Perth, being in the middle of Scotland’s railway network, is somewhere that all too frequently I find myself changing trains.
The trains south from Inverness generally go to either Edinburgh or Glasgow, and to get to the one your train is not going to, you change in Perth. Rarely is this a problem, because timetables are such that you’re left hanging around for no more than a few minutes.
The Dundee line, however, is a completely different matter. For some reason, nobody believes that anyone wants to travel between Inverness and Dundee (or in my case, has to for work – I am still unconvinced of the merits of visiting Scotland’s fourth city voluntarily). Therefore the changes in Perth can be as long as an entire hour.
I had the misfortune of this on Wednesday. In the cold, dark, windy rain.
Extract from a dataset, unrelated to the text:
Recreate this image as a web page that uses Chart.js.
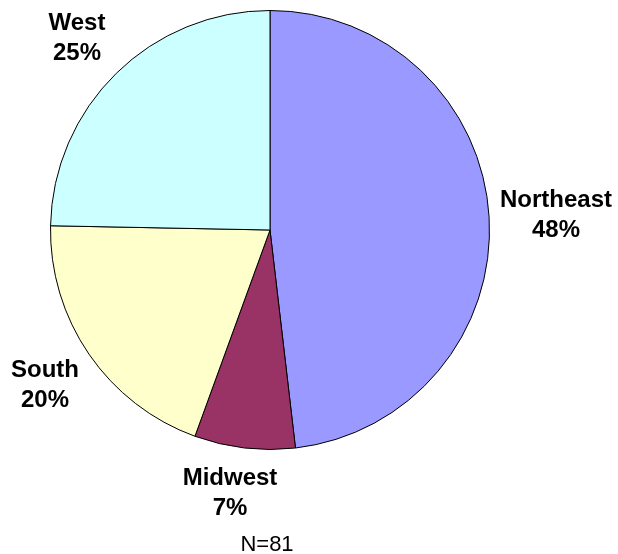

Perth railway station is a bland and soulless place at the best of times – dull grey and brown architecture, and nothing to see or do. The cafe is truly dreadful, with tea that tastes like dishwater. There’s not even crowds of people to provide some people-watching to pass the time – after all, nobody else is going from Inverness to Dundee.
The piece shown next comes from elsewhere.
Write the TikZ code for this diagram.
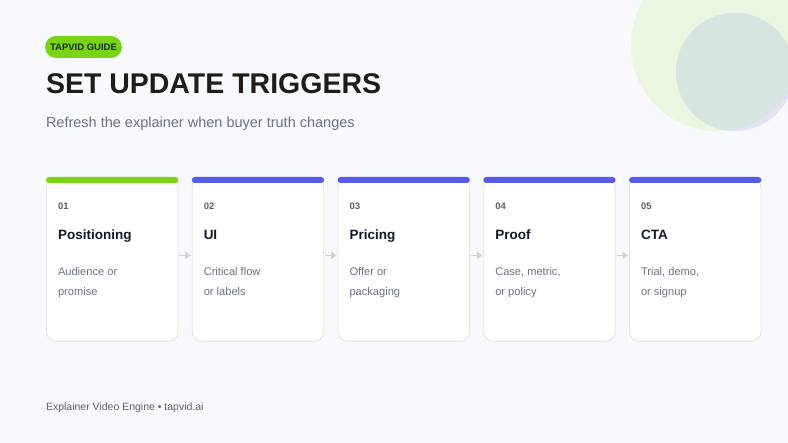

And yet, it’s not an entirely offensive place – it’s not oppressive, unduly ugly, badly-designed or difficult to find your way around. It’s just… devoid of character, lacking in atmosphere, and rather than aggravating the senses simply numbs them.
It’s like like the Coldplay of railway stations.
I have no idea if purgatory exists, but if it does, I imagine it would look like Perth railway station.